The REIT is trading at a price-to-FFO multiple of 11.3 times the 2022 consensus estimate, a discount to its historical average (looking back to Dec. 2019) of 11.9 times. Canadian Net is trading at a price-to-AFFO multiple of 12.4 times the 2022 consensus estimate.
The average 12-month target price is $8.625, implying there is 16 per cent upside potential in the unit price over the next 12 months (a potential 20 per cent total return including the yield).
For comparison purposes, small-cap peer Plaza Retail REIT (PLZ-UN-T) is trading at price-to-FFO multiples of 11.7 the 2022 consensus estimate. However, modest growth is expected for Plaza, according to Refinitiv. The consensus FFO per unit estimates are 37 cents in 2021, up from 35 cents reported in 2020, and 39 cents in 2022. As at March 31, Plaza’s top tenants based on monthly base rents were: Loblaw/Shoppers Drug Mart (24.7 per cent), Dollarama (5.7 per cent), KFC (4.8 per cent), Canadian Tire Group (3.7 per cent), TJX Group (3.6 per cent), and Sobeys Group (3.5 per cent).
Insider transaction history
Year-to-date, there has not been any trading activity in the public market reported by insiders.
Year-to-date, the unit price is up 11 per cent. On June 23, the unit price closed at a record high of $8.25.
Since closing at an all-time high, the unit price has declined 9.6 per cent with the REIT on the cusp of entering correction territory. Given the pullback, the REIT is nearing oversold territory. The relative strength index (RSI) is at 33. Generally, an RSI reading at or below 30 reflects an oversold condition.
In terms of key technical resistance and support levels, the unit price has a major ceiling of resistance between $8 and $8.25. Looking at the downside, the unit price has strong technical support around $7, close to its 200-day moving average (at $7.10).
This security is thinly traded, which can increase price volatility. It can also make selling or buying a large position a challenge without moving the unit price materially. The three-month historical daily average trading volume is approximately 12,000 units.

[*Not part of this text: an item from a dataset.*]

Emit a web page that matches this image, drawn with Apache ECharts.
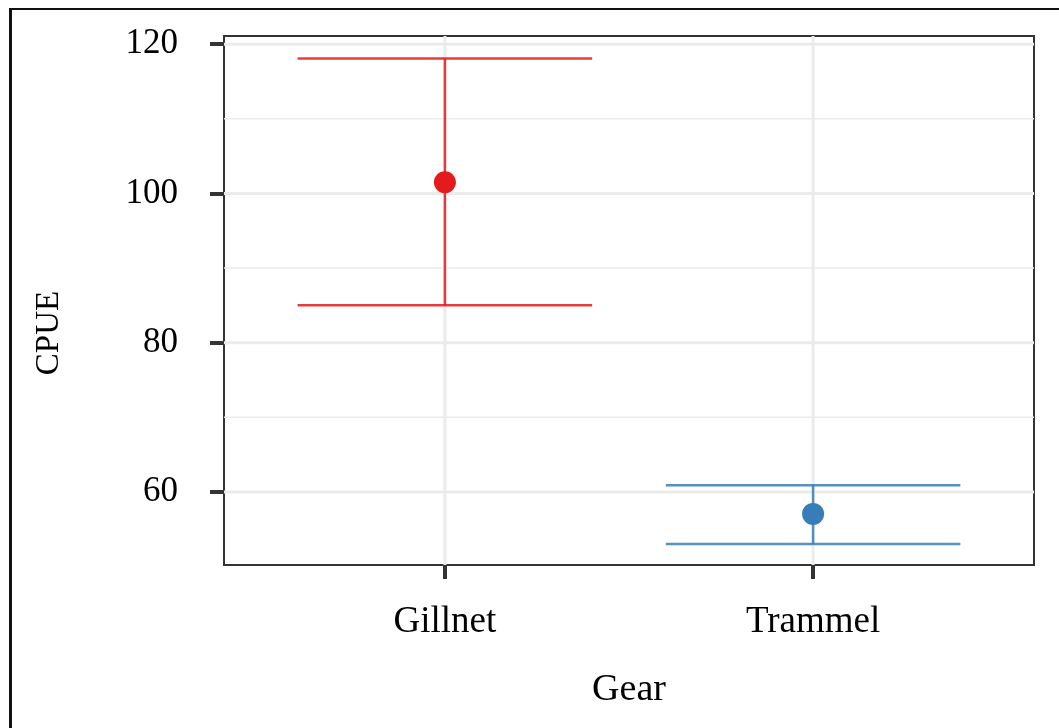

Please note that this report is not an investment recommendation. The Breakouts file is a technical analysis screen intended to identify companies that are technically breaking out. In addition, this report highlights a company’s dividend policy, analysts’ recommendations, financial forecasts, and provides a brief technical analysis for a security to provide readers with more information.
If a stock appears on the positive breakouts list, this indicates positive price momentum, and that a company may be worthwhile for investors to look at the fundamentals in order to determine if the recent price strength is warranted and will continue. If a security appears on the negative breakouts list, this indicates negative price momentum, and may be indicative of either deteriorating fundamentals or perhaps indicates a buying opportunity.
Securities screened are from the S&P/TSX composite index, the S&P/TSX Small Cap index, as well as Canadian small cap stocks outside of these indexes that have a minimum market capitalization of $200-million.
A technical analysis screen does not replace fundamental analysis, but can help identify companies worth having a closer look at.